**Data shown**
::::

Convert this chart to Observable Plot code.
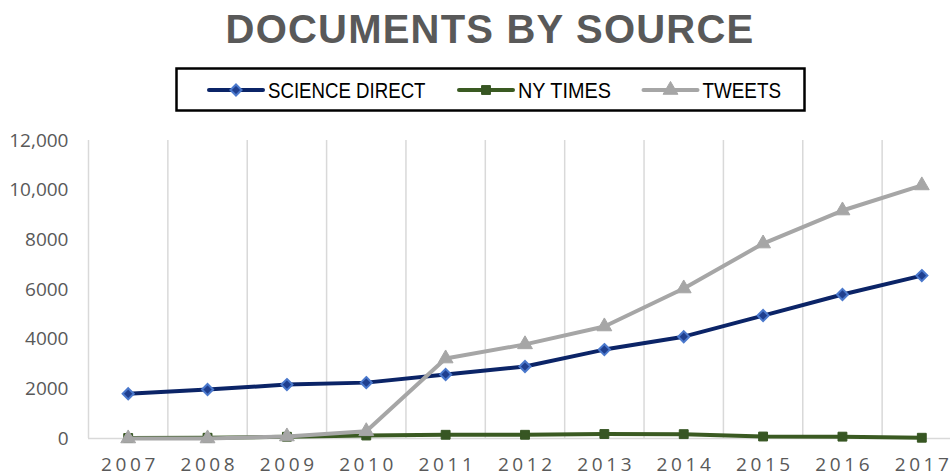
<!DOCTYPE html>
<html>
<head>
<meta charset="utf-8">
<script src="https://cdn.jsdelivr.net/npm/d3@7"></script>
<script src="https://cdn.jsdelivr.net/npm/@observablehq/plot@0.6"></script>
<style>
  html, body { margin: 0; padding: 0; background: #fff; }
  #wrap { position: relative; width: 950px; height: 475px; overflow: hidden; background: #fff; }
  #title { position: absolute; left: 0; top: 9px; width: 980px; text-align: center;
    font-family: "Liberation Sans", Arial, sans-serif; font-weight: bold; font-size: 40px;
    line-height: 40px; letter-spacing: 1.2px; color: #595959; }
  #legend { position: absolute; left: 175px; top: 67px; }
  #chart { position: absolute; left: 0; top: 120px; width: 961px; }
  #chart svg { max-width: none !important; width: 961px !important; height: 355px !important; }
  #chart g[aria-label="x-axis tick label"] text { letter-spacing: 3.6px; }
</style>
</head>
<body>
<div id="wrap">
  <div id="title">DOCUMENTS BY SOURCE</div>
  <div id="legend"></div>
  <div id="chart"></div>
</div>
<script>
const years = [2007, 2008, 2009, 2010, 2011, 2012, 2013, 2014, 2015, 2016, 2017];
const scienceDirect = [1800, 1970, 2170, 2250, 2580, 2900, 3580, 4100, 4950, 5800, 6560];
const nyTimes = [20, 30, 70, 120, 150, 150, 180, 175, 80, 75, 30];
const tweets = [0, 0, 80, 290, 3220, 3790, 4510, 6040, 7850, 9180, 10190];
const seriesNames = ["SCIENCE DIRECT", "NY TIMES", "TWEETS"];
const yTicks = [0, 2000, 4000, 6000, 8000, 10000, 12000];
const yTickLabels = ["0", "2000", "4000", "6000", "8000", "10,000", "12,000"];

const styles = {
  "SCIENCE DIRECT": {line: "#0B2467", fill: "#1F3F8F", stroke: "#4A78CC", symbol: "diamond2", r: 5, sw: 2},
  "NY TIMES": {line: "#3A5A22", fill: "#375623", stroke: "#375623", symbol: "square", r: 5, sw: 1},
  "TWEETS": {line: "#A6A6A6", fill: "#A6A6A6", stroke: "#A6A6A6", symbol: "triangle", r: 5.5, sw: 1}
};

const valuesBySeries = {"SCIENCE DIRECT": scienceDirect, "NY TIMES": nyTimes, "TWEETS": tweets};
const data = seriesNames.flatMap(s => years.map((yr, i) => ({series: s, year: yr, value: valuesBySeries[s][i]})));
const boundaries = years.map(y => y - 0.5).concat([years[years.length - 1] + 0.5]);

const marks = [
  Plot.ruleX(boundaries, {x: d => d, y1: 0, y2: 12000, stroke: "#D9D9D9", strokeWidth: 1.5}),
  Plot.ruleY([0], {stroke: "#D9D9D9", strokeWidth: 1.5}),
  Plot.axisY({ticks: yTicks, tickFormat: d => yTickLabels[yTicks.indexOf(d)], tickSize: 0, tickPadding: 20,
    fontSize: 19, fontFamily: "Open Sans, sans-serif", fill: "#595959", label: null}),
  Plot.axisX({ticks: years, tickFormat: d => String(d), tickSize: 0, tickPadding: 19,
    fontSize: 19, fontFamily: "Open Sans, sans-serif", fill: "#595959", label: null, dx: 1.8})
];
for (const s of seriesNames) {
  const st = styles[s];
  const d = data.filter(r => r.series === s);
  marks.push(Plot.line(d, {x: "year", y: "value", stroke: st.line, strokeWidth: 4, strokeLinejoin: "round", strokeLinecap: "round"}));
  marks.push(Plot.dot(d, {x: "year", y: "value", symbol: st.symbol, r: st.r,
    fill: st.fill, stroke: st.stroke, strokeWidth: st.sw}));
}

const chart = Plot.plot({
  width: 961,
  height: 355,
  marginLeft: 88,
  marginRight: 0,
  marginTop: 20,
  marginBottom: 37,
  x: {domain: [2006.5, 2017.5], axis: null},
  y: {domain: [0, 12000], axis: null},
  style: {background: "transparent", color: "#595959", overflow: "visible"},
  marks
});
document.getElementById("chart").appendChild(chart);

// legend
const lg = d3.select("#legend").append("svg").attr("width", 631).attr("height", 46);
lg.append("rect").attr("x", 1.5).attr("y", 1.5).attr("width", 628).attr("height", 42)
  .attr("fill", "#fff").attr("stroke", "#000").attr("stroke-width", 2.5);
const legendX = [34, 284, 468.5];
const legendTextLen = [157.5, 93, 78.5];
const symMap = {diamond2: d3.symbolDiamond2, square: d3.symbolSquare, triangle: d3.symbolTriangle};
seriesNames.forEach((s, i) => {
  const st = styles[s];
  const g = lg.append("g").attr("transform", `translate(${legendX[i]},23)`);
  g.append("line").attr("x1", 0).attr("x2", 54).attr("y1", 0).attr("y2", 0)
    .attr("stroke", st.line).attr("stroke-width", 4).attr("stroke-linecap", "round");
  g.append("path").attr("transform", "translate(27,0)")
    .attr("d", d3.symbol(symMap[st.symbol], Math.PI * st.r * st.r)())
    .attr("fill", st.fill).attr("stroke", st.stroke).attr("stroke-width", st.sw);
  g.append("text").attr("x", 59).attr("y", 8).text(s)
    .attr("font-family", "'Liberation Sans', Arial, sans-serif")
    .attr("textLength", legendTextLen[i]).attr("lengthAdjust", "spacingAndGlyphs")
    .attr("font-size", 21.5).attr("fill", "#000");
});
</script>
</body>
</html>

::::

**Task details**
Omit the pictures, then output the rest of the listing exactly.

**Solution below**
Convert this chart to Observable Plot code.
<!DOCTYPE html>
<html>
<head>
<meta charset="utf-8">
<script src="https://cdn.jsdelivr.net/npm/d3@7"></script>
<script src="https://cdn.jsdelivr.net/npm/@observablehq/plot@0.6"></script>
<style>
  html, body { margin: 0; padding: 0; background: #fff; }
  #wrap { position: relative; width: 950px; height: 475px; overflow: hidden; background: #fff; }
  #title { position: absolute; left: 0; top: 9px; width: 980px; text-align: center;
    font-family: "Liberation Sans", Arial, sans-serif; font-weight: bold; font-size: 40px;
    line-height: 40px; letter-spacing: 1.2px; color: #595959; }
  #legend { position: absolute; left: 175px; top: 67px; }
  #chart { position: absolute; left: 0; top: 120px; width: 961px; }
  #chart svg { max-width: none !important; width: 961px !important; height: 355px !important; }
  #chart g[aria-label="x-axis tick label"] text { letter-spacing: 3.6px; }
</style>
</head>
<body>
<div id="wrap">
  <div id="title">DOCUMENTS BY SOURCE</div>
  <div id="legend"></div>
  <div id="chart"></div>
</div>
<script>
const years = [2007, 2008, 2009, 2010, 2011, 2012, 2013, 2014, 2015, 2016, 2017];
const scienceDirect = [1800, 1970, 2170, 2250, 2580, 2900, 3580, 4100, 4950, 5800, 6560];
const nyTimes = [20, 30, 70, 120, 150, 150, 180, 175, 80, 75, 30];
const tweets = [0, 0, 80, 290, 3220, 3790, 4510, 6040, 7850, 9180, 10190];
const seriesNames = ["SCIENCE DIRECT", "NY TIMES", "TWEETS"];
const yTicks = [0, 2000, 4000, 6000, 8000, 10000, 12000];
const yTickLabels = ["0", "2000", "4000", "6000", "8000", "10,000", "12,000"];

const styles = {
  "SCIENCE DIRECT": {line: "#0B2467", fill: "#1F3F8F", stroke: "#4A78CC", symbol: "diamond2", r: 5, sw: 2},
  "NY TIMES": {line: "#3A5A22", fill: "#375623", stroke: "#375623", symbol: "square", r: 5, sw: 1},
  "TWEETS": {line: "#A6A6A6", fill: "#A6A6A6", stroke: "#A6A6A6", symbol: "triangle", r: 5.5, sw: 1}
};

const valuesBySeries = {"SCIENCE DIRECT": scienceDirect, "NY TIMES": nyTimes, "TWEETS": tweets};
const data = seriesNames.flatMap(s => years.map((yr, i) => ({series: s, year: yr, value: valuesBySeries[s][i]})));
const boundaries = years.map(y => y - 0.5).concat([years[years.length - 1] + 0.5]);

const marks = [
  Plot.ruleX(boundaries, {x: d => d, y1: 0, y2: 12000, stroke: "#D9D9D9", strokeWidth: 1.5}),
  Plot.ruleY([0], {stroke: "#D9D9D9", strokeWidth: 1.5}),
  Plot.axisY({ticks: yTicks, tickFormat: d => yTickLabels[yTicks.indexOf(d)], tickSize: 0, tickPadding: 20,
    fontSize: 19, fontFamily: "Open Sans, sans-serif", fill: "#595959", label: null}),
  Plot.axisX({ticks: years, tickFormat: d => String(d), tickSize: 0, tickPadding: 19,
    fontSize: 19, fontFamily: "Open Sans, sans-serif", fill: "#595959", label: null, dx: 1.8})
];
for (const s of seriesNames) {
  const st = styles[s];
  const d = data.filter(r => r.series === s);
  marks.push(Plot.line(d, {x: "year", y: "value", stroke: st.line, strokeWidth: 4, strokeLinejoin: "round", strokeLinecap: "round"}));
  marks.push(Plot.dot(d, {x: "year", y: "value", symbol: st.symbol, r: st.r,
    fill: st.fill, stroke: st.stroke, strokeWidth: st.sw}));
}

const chart = Plot.plot({
  width: 961,
  height: 355,
  marginLeft: 88,
  marginRight: 0,
  marginTop: 20,
  marginBottom: 37,
  x: {domain: [2006.5, 2017.5], axis: null},
  y: {domain: [0, 12000], axis: null},
  style: {background: "transparent", color: "#595959", overflow: "visible"},
  marks
});
document.getElementById("chart").appendChild(chart);

// legend
const lg = d3.select("#legend").append("svg").attr("width", 631).attr("height", 46);
lg.append("rect").attr("x", 1.5).attr("y", 1.5).attr("width", 628).attr("height", 42)
  .attr("fill", "#fff").attr("stroke", "#000").attr("stroke-width", 2.5);
const legendX = [34, 284, 468.5];
const legendTextLen = [157.5, 93, 78.5];
const symMap = {diamond2: d3.symbolDiamond2, square: d3.symbolSquare, triangle: d3.symbolTriangle};
seriesNames.forEach((s, i) => {
  const st = styles[s];
  const g = lg.append("g").attr("transform", `translate(${legendX[i]},23)`);
  g.append("line").attr("x1", 0).attr("x2", 54).attr("y1", 0).attr("y2", 0)
    .attr("stroke", st.line).attr("stroke-width", 4).attr("stroke-linecap", "round");
  g.append("path").attr("transform", "translate(27,0)")
    .attr("d", d3.symbol(symMap[st.symbol], Math.PI * st.r * st.r)())
    .attr("fill", st.fill).attr("stroke", st.stroke).attr("stroke-width", st.sw);
  g.append("text").attr("x", 59).attr("y", 8).text(s)
    .attr("font-family", "'Liberation Sans', Arial, sans-serif")
    .attr("textLength", legendTextLen[i]).attr("lengthAdjust", "spacingAndGlyphs")
    .attr("font-size", 21.5).attr("fill", "#000");
});
</script>
</body>
</html>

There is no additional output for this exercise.